Jo Lendle liest (ab 2014 als Hanser-Verleger) und schreibt (zuletzt „Was wir Liebe nennen“).
5? Von sämtlichen je erschienenen Büchern? Solche Fragen mag ich ja am liebsten. Dabei lassen sich Lieblingsbücher ebenso schlecht bestimmen wie Lieblingskinder. Bleiben zwei Auswege. Entweder man nennt die Bücher der Stunde, denen man gerade jetzt Vertrauen schenkt. Das wäre ohnehin meine Lieblingsverwendung für den Begriff „Liebling“. Nichts ist so intensiv wie der Moment einer Entdeckung. Oder man nennt die Lebensbücher, die ewigen Begleiter, die – abgenutzt wie ein angesabberter Teddy – immer schon da waren, seit Ewigkeiten nicht mehr hinterfragt oder nur hinter einem Schleier aus Rührung über das Vergehen der Zeit. (Jim Knopf vorlesen und erschrecken, wie kurz die Fahrt durchs einstürzende Tal der Dämmerung ist, die als Kind Stunden aus Todesangst bescherte.) Weil Momente so rasch wechseln, scheint mir das in diesem Fall die angemessenere Wahl zu sein.
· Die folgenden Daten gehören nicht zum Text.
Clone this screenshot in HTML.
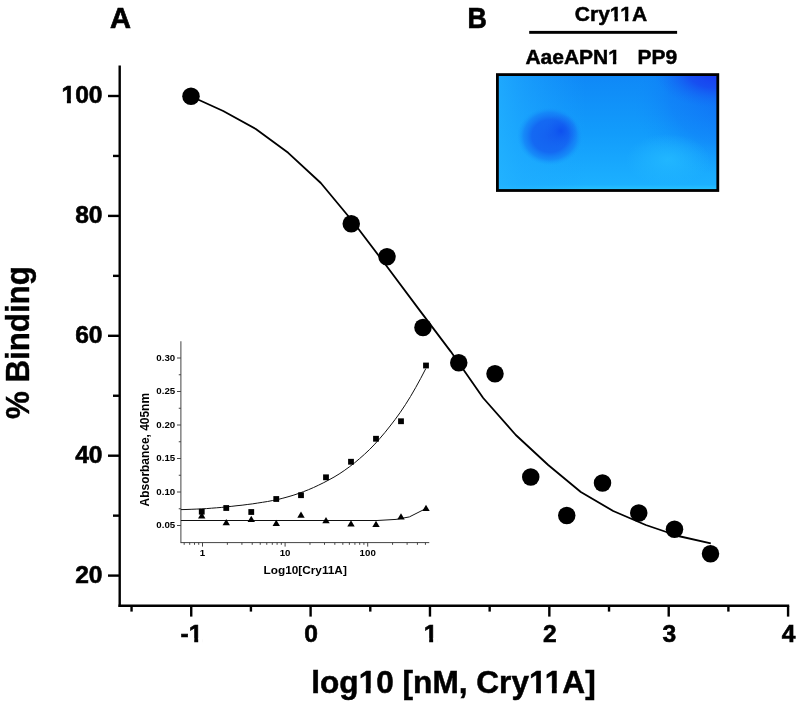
<!DOCTYPE html><html><head><meta charset="utf-8"><title>Figure</title><style>
html,body{margin:0;padding:0;background:#fff;}body{width:800px;height:705px;overflow:hidden;position:relative;font-family:"Liberation Sans",sans-serif;}
svg{position:absolute;left:0;top:0;display:block;will-change:transform}
text{font-family:"Liberation Sans",sans-serif;font-weight:bold;fill:#000}
</style></head><body>
<svg width="800" height="705" viewBox="0 0 800 705">
<defs>
<linearGradient id="bg" x1="0" y1="0" x2="0" y2="1"><stop offset="0" stop-color="#0f88f7"/><stop offset="0.5" stop-color="#129cfb"/><stop offset="0.95" stop-color="#1cb0ff"/><stop offset="1" stop-color="#2ac6ff"/></linearGradient>
<linearGradient id="leftl" x1="0" y1="0" x2="1" y2="0"><stop offset="0" stop-color="#24b4ff" stop-opacity="0.75"/><stop offset="0.12" stop-color="#20acff" stop-opacity="0.55"/><stop offset="0.4" stop-color="#1ca4ff" stop-opacity="0"/></linearGradient>
<radialGradient id="spot" cx="0.5" cy="0.5" r="0.5"><stop offset="0" stop-color="#1460f0" stop-opacity="1"/><stop offset="0.55" stop-color="#1466f2" stop-opacity="0.95"/><stop offset="0.8" stop-color="#147cf6" stop-opacity="0.65"/><stop offset="1" stop-color="#149cfb" stop-opacity="0"/></radialGradient>
<radialGradient id="spot2" cx="0.5" cy="0.5" r="0.5"><stop offset="0" stop-color="#0c48ee" stop-opacity="0.75"/><stop offset="1" stop-color="#1460f0" stop-opacity="0"/></radialGradient>
<radialGradient id="corner" cx="0.5" cy="0.5" r="0.5"><stop offset="0" stop-color="#1a36ee" stop-opacity="1"/><stop offset="0.45" stop-color="#1848f0" stop-opacity="0.85"/><stop offset="1" stop-color="#1270f6" stop-opacity="0"/></radialGradient>
<radialGradient id="corner2" cx="0.5" cy="0.5" r="0.5"><stop offset="0" stop-color="#1060f4" stop-opacity="0.7"/><stop offset="0.6" stop-color="#1070f6" stop-opacity="0.4"/><stop offset="1" stop-color="#1090fa" stop-opacity="0"/></radialGradient>
<radialGradient id="light" cx="0.5" cy="0.5" r="0.5"><stop offset="0" stop-color="#22b8ff" stop-opacity="0.9"/><stop offset="1" stop-color="#22b8ff" stop-opacity="0"/></radialGradient>
<clipPath id="boxclip"><rect x="497.5" y="75" width="220" height="115.2"/></clipPath>
</defs>
<text x="120.5" y="28" font-size="29" text-anchor="middle" stroke="#000" stroke-width="0.7">A</text>
<text x="467.5" y="28" font-size="29" textLength="19.3" lengthAdjust="spacingAndGlyphs" stroke="#000" stroke-width="0.7">B</text>
<text x="611" y="20.5" font-size="21" text-anchor="middle" stroke="#000" stroke-width="0.5">Cry11A</text>
<rect x="529.2" y="30.9" width="147.9" height="2.9" fill="#000"/>
<text x="525.4" y="63.5" font-size="21" stroke="#000" stroke-width="0.5">AaeAPN1</text>
<text x="637.6" y="63.5" font-size="21" stroke="#000" stroke-width="0.5">PP9</text>
<rect x="497.4" y="74.9" width="220.2" height="115.4" fill="url(#bg)"/>
<g clip-path="url(#boxclip)">
<rect x="497" y="74" width="222" height="117" fill="url(#leftl)"/>
<ellipse cx="730" cy="96" rx="100" ry="80" fill="url(#corner2)"/>
<ellipse cx="716" cy="72" rx="62" ry="36" fill="url(#corner)"/>
<ellipse cx="668" cy="160" rx="42" ry="26" fill="url(#light)"/>
<ellipse cx="550" cy="136" rx="33" ry="29.5" fill="url(#spot)"/>
<ellipse cx="561" cy="131" rx="17" ry="17" fill="url(#spot2)"/>
</g>
<rect x="497.4" y="74.6" width="220.4" height="115.9" fill="none" stroke="#000" stroke-width="2.8"/>
<g stroke="#000" stroke-width="2.4" fill="none" stroke-linecap="butt">
<path d="M119.7 65.4V607"/>
<path d="M118.5 605.8H789.2"/>
<path d="M108 96.00H119.7"/>
<path d="M108 215.90H119.7"/>
<path d="M108 335.80H119.7"/>
<path d="M108 455.70H119.7"/>
<path d="M108 575.60H119.7"/>
<path d="M113 155.95H119.7"/>
<path d="M113 275.85H119.7"/>
<path d="M113 395.75H119.7"/>
<path d="M113 515.65H119.7"/>
<path d="M191.23 605.8V616.6"/>
<path d="M310.60 605.8V616.6"/>
<path d="M429.97 605.8V616.6"/>
<path d="M549.34 605.8V616.6"/>
<path d="M668.71 605.8V616.6"/>
<path d="M788.08 605.8V616.6"/>
<path d="M131.55 605.8V611.6"/>
<path d="M250.92 605.8V611.6"/>
<path d="M370.29 605.8V611.6"/>
<path d="M489.66 605.8V611.6"/>
<path d="M609.03 605.8V611.6"/>
<path d="M728.39 605.8V611.6"/>
</g>
<text x="102.5" y="102.90" font-size="24.6" text-anchor="end" stroke="#000" stroke-width="0.6">100</text>
<text x="102.5" y="222.80" font-size="24.6" text-anchor="end" stroke="#000" stroke-width="0.6">80</text>
<text x="102.5" y="342.70" font-size="24.6" text-anchor="end" stroke="#000" stroke-width="0.6">60</text>
<text x="102.5" y="462.60" font-size="24.6" text-anchor="end" stroke="#000" stroke-width="0.6">40</text>
<text x="102.5" y="582.50" font-size="24.6" text-anchor="end" stroke="#000" stroke-width="0.6">20</text>
<text x="191.53" y="641.8" font-size="24.6" text-anchor="middle" stroke="#000" stroke-width="0.6">-1</text>
<text x="311.20" y="641.8" font-size="24.6" text-anchor="middle" stroke="#000" stroke-width="0.6">0</text>
<text x="430.57" y="641.8" font-size="24.6" text-anchor="middle" stroke="#000" stroke-width="0.6">1</text>
<text x="549.94" y="641.8" font-size="24.6" text-anchor="middle" stroke="#000" stroke-width="0.6">2</text>
<text x="669.31" y="641.8" font-size="24.6" text-anchor="middle" stroke="#000" stroke-width="0.6">3</text>
<text x="788.68" y="641.8" font-size="24.6" text-anchor="middle" stroke="#000" stroke-width="0.6">4</text>
<text transform="translate(28.7 342.6) rotate(-90)" font-size="32.3" text-anchor="middle" textLength="152.8" lengthAdjust="spacingAndGlyphs" stroke="#000" stroke-width="0.4">% Binding</text>
<text x="453.5" y="692.6" font-size="31.6" text-anchor="middle" stroke="#000" stroke-width="0.5">log10 [nM, Cry11A]</text>
<polyline fill="none" stroke="#000" stroke-width="1.8" stroke-linejoin="round" points="190.8,96.2 223.2,111.0 255.8,129.0 288.2,152.8 320.8,183.0 353.2,222.0 385.8,265.0 418.2,308.4 450.8,351.6 483.2,398.0 515.8,435.0 548.2,465.0 580.8,492.0 613.2,511.0 645.8,525.0 678.2,536.0 710.8,543.3"/>
<circle cx="191.00" cy="96.25" r="8.75" fill="#000"/>
<circle cx="351.25" cy="223.75" r="8.75" fill="#000"/>
<circle cx="387.00" cy="256.75" r="8.75" fill="#000"/>
<circle cx="423.00" cy="327.50" r="8.75" fill="#000"/>
<circle cx="458.75" cy="362.75" r="8.75" fill="#000"/>
<circle cx="495.00" cy="373.75" r="8.75" fill="#000"/>
<circle cx="530.75" cy="477.00" r="8.75" fill="#000"/>
<circle cx="566.75" cy="515.50" r="8.75" fill="#000"/>
<circle cx="602.50" cy="483.00" r="8.75" fill="#000"/>
<circle cx="638.75" cy="513.00" r="8.75" fill="#000"/>
<circle cx="674.50" cy="529.25" r="8.75" fill="#000"/>
<circle cx="710.50" cy="553.75" r="8.75" fill="#000"/>
<g stroke="#3a3a3a" stroke-width="0.95" fill="none">
<path d="M180.90 341.25V543.10"/>
<path d="M180.90 542.60H429.25"/>
<path d="M177 525.50H180.90"/>
<path d="M177 492.00H180.90"/>
<path d="M177 458.50H180.90"/>
<path d="M177 425.00H180.90"/>
<path d="M177 391.50H180.90"/>
<path d="M177 358.00H180.90"/>
<path d="M178.75 508.75H180.90"/>
<path d="M178.75 475.25H180.90"/>
<path d="M178.75 441.75H180.90"/>
<path d="M178.75 408.25H180.90"/>
<path d="M178.75 374.75H180.90"/>
<path d="M202.50 542.60V546.60"/>
<path d="M285.10 542.60V546.60"/>
<path d="M367.70 542.60V546.60"/>
<path d="M184.18 542.60V544.80"/>
<path d="M189.71 542.60V544.80"/>
<path d="M194.50 542.60V544.80"/>
<path d="M198.72 542.60V544.80"/>
<path d="M227.37 542.60V544.80"/>
<path d="M241.91 542.60V544.80"/>
<path d="M252.23 542.60V544.80"/>
<path d="M260.23 542.60V544.80"/>
<path d="M266.78 542.60V544.80"/>
<path d="M272.31 542.60V544.80"/>
<path d="M277.10 542.60V544.80"/>
<path d="M281.32 542.60V544.80"/>
<path d="M309.97 542.60V544.80"/>
<path d="M324.51 542.60V544.80"/>
<path d="M334.83 542.60V544.80"/>
<path d="M342.83 542.60V544.80"/>
<path d="M349.38 542.60V544.80"/>
<path d="M354.91 542.60V544.80"/>
<path d="M359.70 542.60V544.80"/>
<path d="M363.92 542.60V544.80"/>
<path d="M392.57 542.60V544.80"/>
<path d="M407.11 542.60V544.80"/>
<path d="M417.43 542.60V544.80"/>
<path d="M425.43 542.60V544.80"/>
</g>
<text x="175.2" y="528.10" font-size="9.7" text-anchor="end">0.05</text>
<text x="175.2" y="494.60" font-size="9.7" text-anchor="end">0.10</text>
<text x="175.2" y="461.10" font-size="9.7" text-anchor="end">0.15</text>
<text x="175.2" y="427.60" font-size="9.7" text-anchor="end">0.20</text>
<text x="175.2" y="394.10" font-size="9.7" text-anchor="end">0.25</text>
<text x="175.2" y="360.60" font-size="9.7" text-anchor="end">0.30</text>
<text x="202.50" y="555.9" font-size="9.7" text-anchor="middle">1</text>
<text x="285.10" y="555.9" font-size="9.7" text-anchor="middle">10</text>
<text x="367.70" y="555.9" font-size="9.7" text-anchor="middle">100</text>
<text transform="translate(148.8 449.7) rotate(-90)" font-size="11.95" text-anchor="middle">Absorbance, 405nm</text>
<text x="305.2" y="574.3" font-size="11.8" text-anchor="middle">Log10[Cry11A]</text>
<polyline fill="none" stroke="#111" stroke-width="1" stroke-linejoin="round" points="180.9,509.6 186.0,509.5 191.1,509.3 196.2,509.1 201.3,508.9 206.4,508.6 211.5,508.2 216.6,507.8 221.7,507.4 226.8,506.8 231.9,506.3 237.0,505.7 242.1,505.2 247.2,504.5 252.3,503.9 257.4,503.1 262.5,502.3 267.6,501.5 272.7,500.5 277.8,499.5 282.9,498.2 288.0,496.8 293.1,495.3 298.2,493.6 303.4,491.7 308.5,489.7 313.6,487.5 318.7,485.1 323.8,482.6 328.9,479.9 334.0,477.1 339.1,474.0 344.2,470.6 349.3,466.9 354.4,463.0 359.5,458.7 364.6,454.2 369.7,449.4 374.8,444.1 379.9,438.4 385.0,432.4 390.1,426.0 395.2,419.4 400.3,412.3 405.4,404.7 410.5,396.5 415.6,387.7 420.7,378.4 425.8,368.6"/>
<polyline fill="none" stroke="#111" stroke-width="1" stroke-linejoin="round" points="180.9,520.5 377,520.5 396,519.4 409.4,516.9 425.8,508.6"/>
<rect x="198.85" y="508.80" width="5.8" height="5.8" fill="#000"/>
<rect x="223.35" y="505.10" width="5.8" height="5.8" fill="#000"/>
<rect x="248.35" y="509.10" width="5.8" height="5.8" fill="#000"/>
<rect x="273.35" y="496.10" width="5.8" height="5.8" fill="#000"/>
<rect x="298.10" y="492.30" width="5.8" height="5.8" fill="#000"/>
<rect x="323.10" y="474.40" width="5.8" height="5.8" fill="#000"/>
<rect x="348.10" y="458.85" width="5.8" height="5.8" fill="#000"/>
<rect x="373.10" y="435.85" width="5.8" height="5.8" fill="#000"/>
<rect x="398.10" y="418.35" width="5.8" height="5.8" fill="#000"/>
<rect x="423.10" y="362.60" width="5.8" height="5.8" fill="#000"/>
<path d="M201.75 512.00L205.45 518.40L198.05 518.40Z" fill="#000"/>
<path d="M226.25 518.90L229.95 525.30L222.55 525.30Z" fill="#000"/>
<path d="M251.25 515.65L254.95 522.05L247.55 522.05Z" fill="#000"/>
<path d="M276.25 519.65L279.95 526.05L272.55 526.05Z" fill="#000"/>
<path d="M301.00 511.40L304.70 517.80L297.30 517.80Z" fill="#000"/>
<path d="M326.00 516.90L329.70 523.30L322.30 523.30Z" fill="#000"/>
<path d="M351.00 520.15L354.70 526.55L347.30 526.55Z" fill="#000"/>
<path d="M376.00 520.65L379.70 527.05L372.30 527.05Z" fill="#000"/>
<path d="M401.00 513.15L404.70 519.55L397.30 519.55Z" fill="#000"/>
<path d="M426.00 504.65L429.70 511.05L422.30 511.05Z" fill="#000"/>
<g shape-rendering="geometricPrecision">
<rect x="609.89" y="17.31" width="4.58" height="5.04" fill="#fff"/>
<rect x="617.85" y="17.31" width="3.76" height="5.04" fill="#fff"/>
<rect x="620.41" y="17.31" width="4.58" height="5.04" fill="#fff"/>
<rect x="628.37" y="17.31" width="3.76" height="5.04" fill="#fff"/>
<rect x="608.33" y="60.31" width="4.58" height="5.04" fill="#fff"/>
<rect x="616.29" y="60.31" width="3.76" height="5.04" fill="#fff"/>
<rect x="61.70" y="99.29" width="5.19" height="5.51" fill="#fff"/>
<rect x="70.87" y="99.29" width="4.33" height="5.51" fill="#fff"/>
<rect x="189.03" y="638.19" width="5.19" height="5.51" fill="#fff"/>
<rect x="198.20" y="638.19" width="4.33" height="5.51" fill="#fff"/>
<rect x="423.98" y="638.19" width="5.19" height="5.51" fill="#fff"/>
<rect x="433.14" y="638.19" width="4.33" height="5.51" fill="#fff"/>
<rect x="359.41" y="688.33" width="6.38" height="6.12" fill="#fff"/>
<rect x="370.63" y="688.33" width="5.43" height="6.12" fill="#fff"/>
<rect x="529.69" y="688.33" width="6.38" height="6.12" fill="#fff"/>
<rect x="540.91" y="688.33" width="5.43" height="6.12" fill="#fff"/>
<rect x="545.52" y="688.33" width="6.38" height="6.12" fill="#fff"/>
<rect x="556.74" y="688.33" width="5.43" height="6.12" fill="#fff"/>
</g>
</svg></body></html>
Hier also einige Bücher, mit denen ich einmal, vor jeder Verlagsarbeit, zu lesen gelernt habe.
Das Kopfkissenbuch einer Hofdame

Autorin: Sei Shōnagon. Illustratorin: Masami Iwata. Übersetzer: Mamoru Watanabé.
Schlechte Wörter

Autorin: Ilse Aichinger
Le grand cahier

Autorin: Ágota Kristóf
Übersetzen. Ein Vademecum

Autorin: Judith Macheiner
Das ungeschriebene Buch
Ein Buch, von dem man denkt, es sollte mal geschrieben werden. Jeder hat eine Vorstellung davon, aber keiner kennt es genau. Manchmal erwischt dich – im Park, unter der Dusche, beim Einschlafen – eine Ahnung, was darin stehen könnte, undeutlich wie der Lufthauch einer Seite beim Umblättern. Und viel zu kurz, um mitzuschreiben. Was schade ist, denn alles deutet darauf hin, dass es wirklich überwältigend ist, unerhört, ein Fest. Es gibt dieses Buch nicht, aber es sollte es geben.